* What you have to do *
Search the records for the word "this" and pick out every line that has it.

(Charts and diagrams as code)

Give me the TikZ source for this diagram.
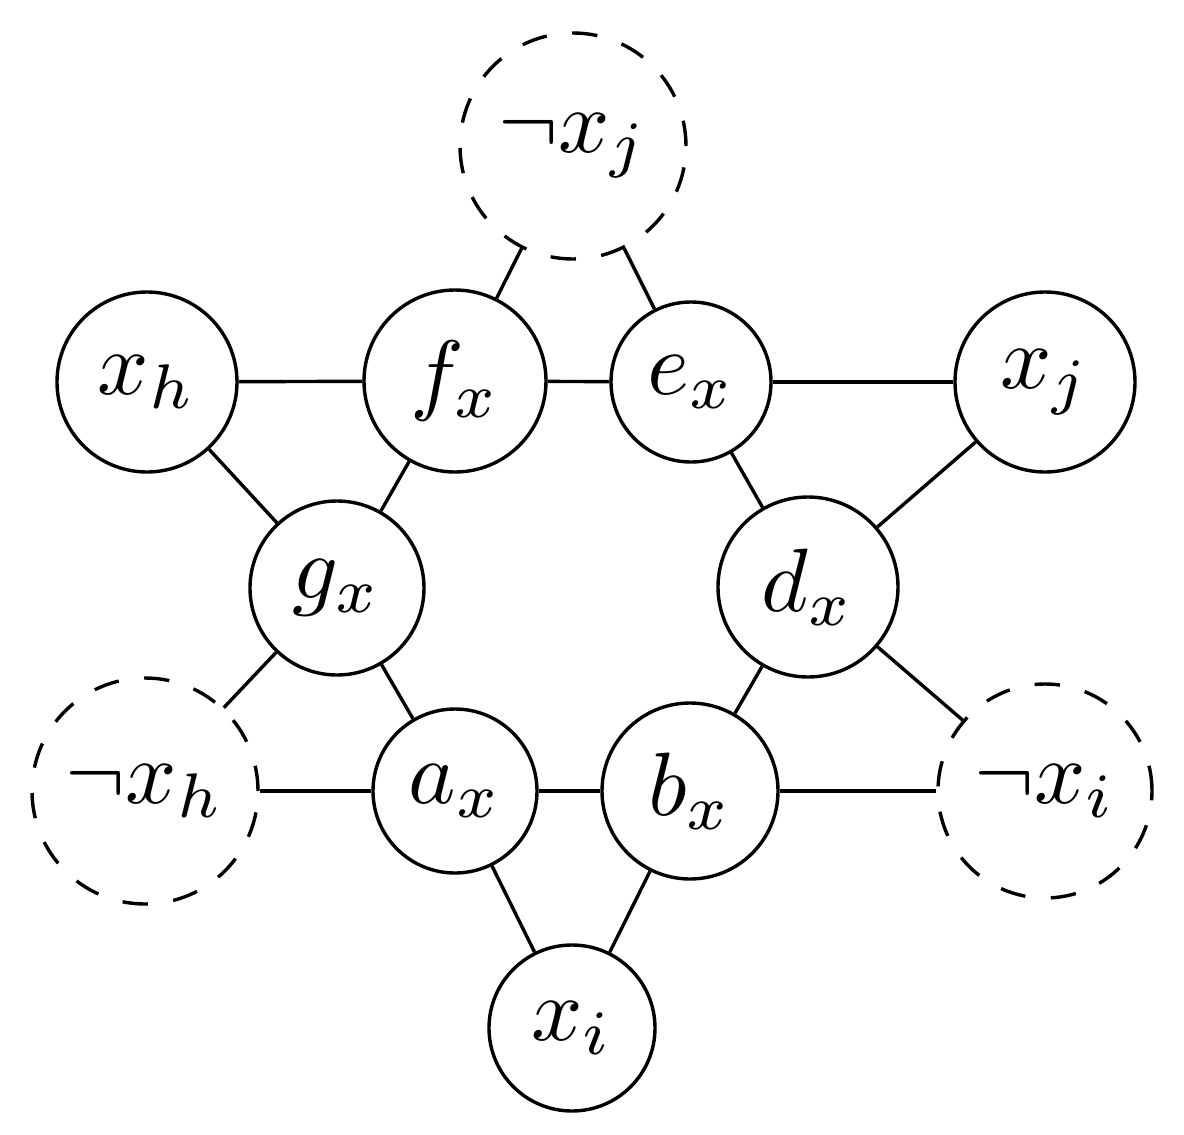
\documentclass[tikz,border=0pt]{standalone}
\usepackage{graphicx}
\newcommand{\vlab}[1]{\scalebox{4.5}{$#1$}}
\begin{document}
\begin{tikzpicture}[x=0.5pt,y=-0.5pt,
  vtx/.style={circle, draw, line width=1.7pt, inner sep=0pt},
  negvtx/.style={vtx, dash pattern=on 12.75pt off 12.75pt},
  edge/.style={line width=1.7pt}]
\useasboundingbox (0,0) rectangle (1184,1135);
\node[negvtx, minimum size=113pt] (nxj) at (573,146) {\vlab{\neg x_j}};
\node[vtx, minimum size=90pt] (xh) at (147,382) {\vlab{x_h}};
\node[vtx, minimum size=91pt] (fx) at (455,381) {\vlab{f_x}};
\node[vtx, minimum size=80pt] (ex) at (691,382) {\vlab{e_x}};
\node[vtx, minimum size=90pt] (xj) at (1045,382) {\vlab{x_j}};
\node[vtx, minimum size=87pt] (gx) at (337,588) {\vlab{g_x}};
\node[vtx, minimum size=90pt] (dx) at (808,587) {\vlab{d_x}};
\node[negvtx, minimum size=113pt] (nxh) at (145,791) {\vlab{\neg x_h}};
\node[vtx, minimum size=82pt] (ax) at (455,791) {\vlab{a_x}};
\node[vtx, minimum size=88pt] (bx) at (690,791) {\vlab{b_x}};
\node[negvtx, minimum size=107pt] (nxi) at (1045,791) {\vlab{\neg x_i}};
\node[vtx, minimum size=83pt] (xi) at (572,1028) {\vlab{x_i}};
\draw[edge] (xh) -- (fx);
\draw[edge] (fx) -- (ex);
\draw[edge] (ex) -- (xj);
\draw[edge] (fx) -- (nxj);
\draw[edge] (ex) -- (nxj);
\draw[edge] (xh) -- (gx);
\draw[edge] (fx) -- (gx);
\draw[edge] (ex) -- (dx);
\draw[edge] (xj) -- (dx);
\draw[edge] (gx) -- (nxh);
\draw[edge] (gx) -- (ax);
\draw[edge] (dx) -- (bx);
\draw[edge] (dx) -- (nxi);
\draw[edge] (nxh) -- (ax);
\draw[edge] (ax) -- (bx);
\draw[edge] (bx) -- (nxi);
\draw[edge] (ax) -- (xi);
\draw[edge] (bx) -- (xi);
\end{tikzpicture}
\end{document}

--

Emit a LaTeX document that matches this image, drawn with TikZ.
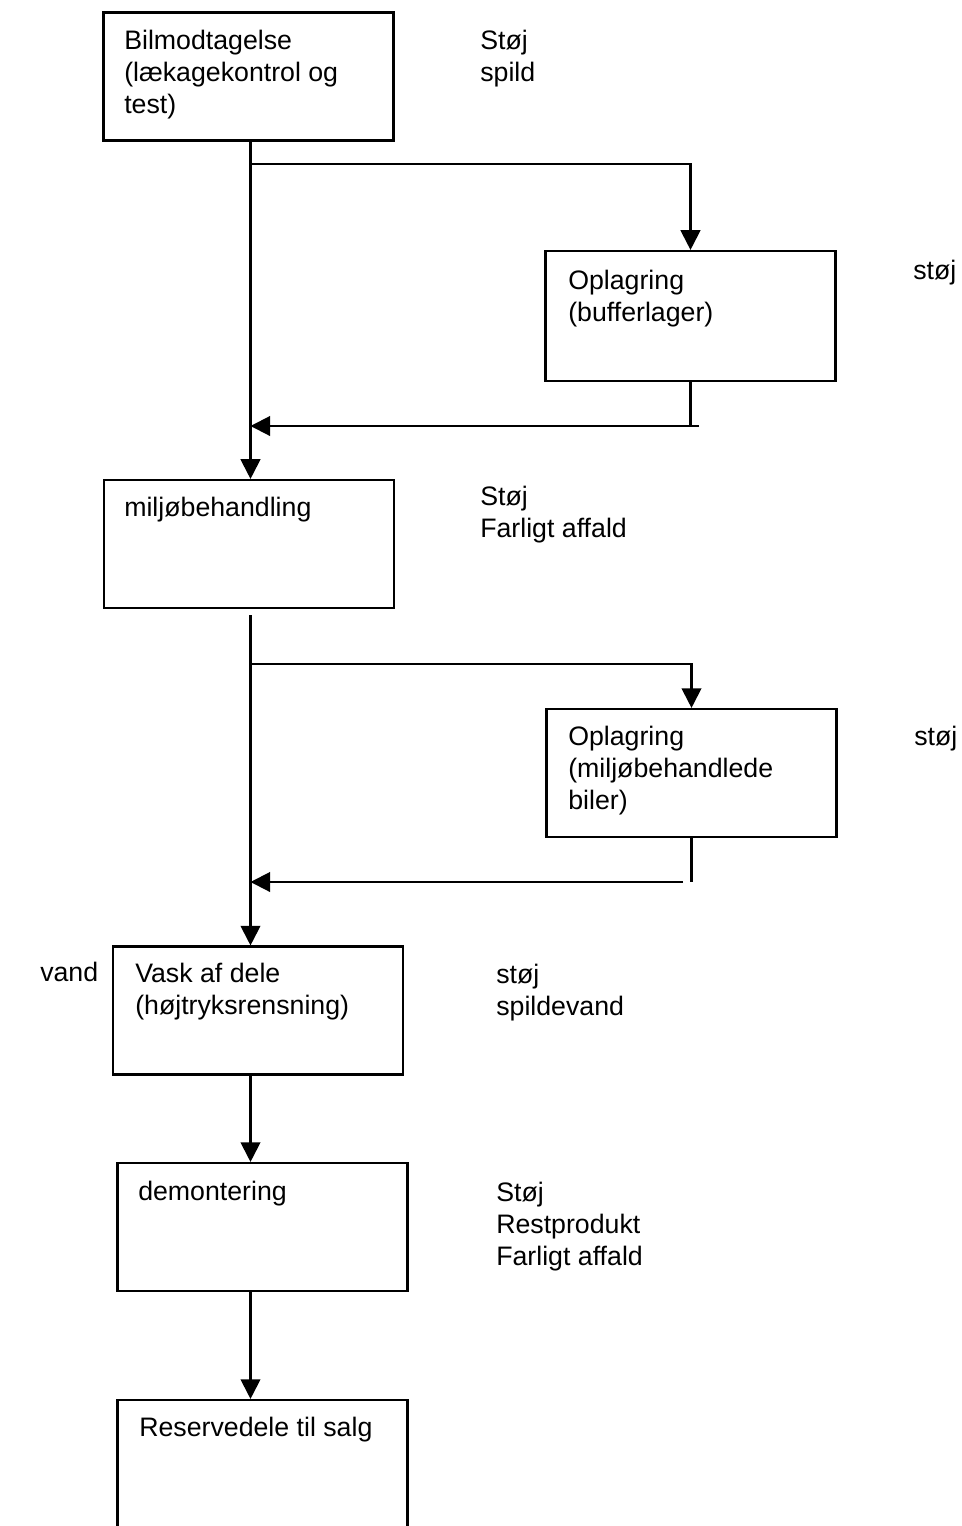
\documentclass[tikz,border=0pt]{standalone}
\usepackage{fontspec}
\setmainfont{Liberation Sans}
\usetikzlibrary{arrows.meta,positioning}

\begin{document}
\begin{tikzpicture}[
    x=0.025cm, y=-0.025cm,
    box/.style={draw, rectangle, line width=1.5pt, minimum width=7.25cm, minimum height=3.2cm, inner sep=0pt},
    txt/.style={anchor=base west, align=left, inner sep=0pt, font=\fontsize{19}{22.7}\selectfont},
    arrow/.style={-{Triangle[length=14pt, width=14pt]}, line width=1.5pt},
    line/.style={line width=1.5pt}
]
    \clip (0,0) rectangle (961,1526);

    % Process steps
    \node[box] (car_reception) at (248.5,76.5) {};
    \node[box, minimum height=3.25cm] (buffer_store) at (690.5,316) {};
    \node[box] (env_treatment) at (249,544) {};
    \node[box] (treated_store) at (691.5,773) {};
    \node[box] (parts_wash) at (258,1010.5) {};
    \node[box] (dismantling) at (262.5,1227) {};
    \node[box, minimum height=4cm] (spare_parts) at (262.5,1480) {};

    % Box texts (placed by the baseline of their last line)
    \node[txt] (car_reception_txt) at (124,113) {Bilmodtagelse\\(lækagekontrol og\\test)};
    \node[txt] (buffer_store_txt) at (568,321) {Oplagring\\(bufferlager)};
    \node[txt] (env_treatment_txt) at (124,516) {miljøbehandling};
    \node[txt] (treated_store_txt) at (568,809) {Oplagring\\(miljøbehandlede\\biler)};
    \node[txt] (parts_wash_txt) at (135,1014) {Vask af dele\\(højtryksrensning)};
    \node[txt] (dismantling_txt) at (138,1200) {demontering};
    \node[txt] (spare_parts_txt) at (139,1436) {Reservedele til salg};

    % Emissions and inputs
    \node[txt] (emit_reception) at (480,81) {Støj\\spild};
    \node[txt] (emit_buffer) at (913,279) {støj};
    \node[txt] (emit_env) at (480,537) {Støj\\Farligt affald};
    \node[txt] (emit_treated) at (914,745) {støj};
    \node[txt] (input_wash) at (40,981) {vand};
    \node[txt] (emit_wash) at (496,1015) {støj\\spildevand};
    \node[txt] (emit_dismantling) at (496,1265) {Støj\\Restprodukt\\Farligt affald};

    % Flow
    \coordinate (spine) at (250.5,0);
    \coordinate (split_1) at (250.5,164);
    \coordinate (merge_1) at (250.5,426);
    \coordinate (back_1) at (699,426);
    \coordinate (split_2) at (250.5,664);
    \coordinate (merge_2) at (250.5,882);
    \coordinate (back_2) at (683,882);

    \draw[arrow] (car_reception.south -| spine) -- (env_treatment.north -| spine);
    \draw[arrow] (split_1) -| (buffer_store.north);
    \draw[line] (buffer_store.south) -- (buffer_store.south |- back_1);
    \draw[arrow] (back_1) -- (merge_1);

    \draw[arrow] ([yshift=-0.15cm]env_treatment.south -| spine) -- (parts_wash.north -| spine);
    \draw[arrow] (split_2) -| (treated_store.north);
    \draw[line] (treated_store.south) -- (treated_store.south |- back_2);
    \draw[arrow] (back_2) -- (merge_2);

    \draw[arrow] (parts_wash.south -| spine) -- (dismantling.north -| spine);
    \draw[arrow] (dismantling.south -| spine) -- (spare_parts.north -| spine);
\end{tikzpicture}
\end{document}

* Completed exercise *
Give me the TikZ source for this diagram.
Emit a LaTeX document that matches this image, drawn with TikZ.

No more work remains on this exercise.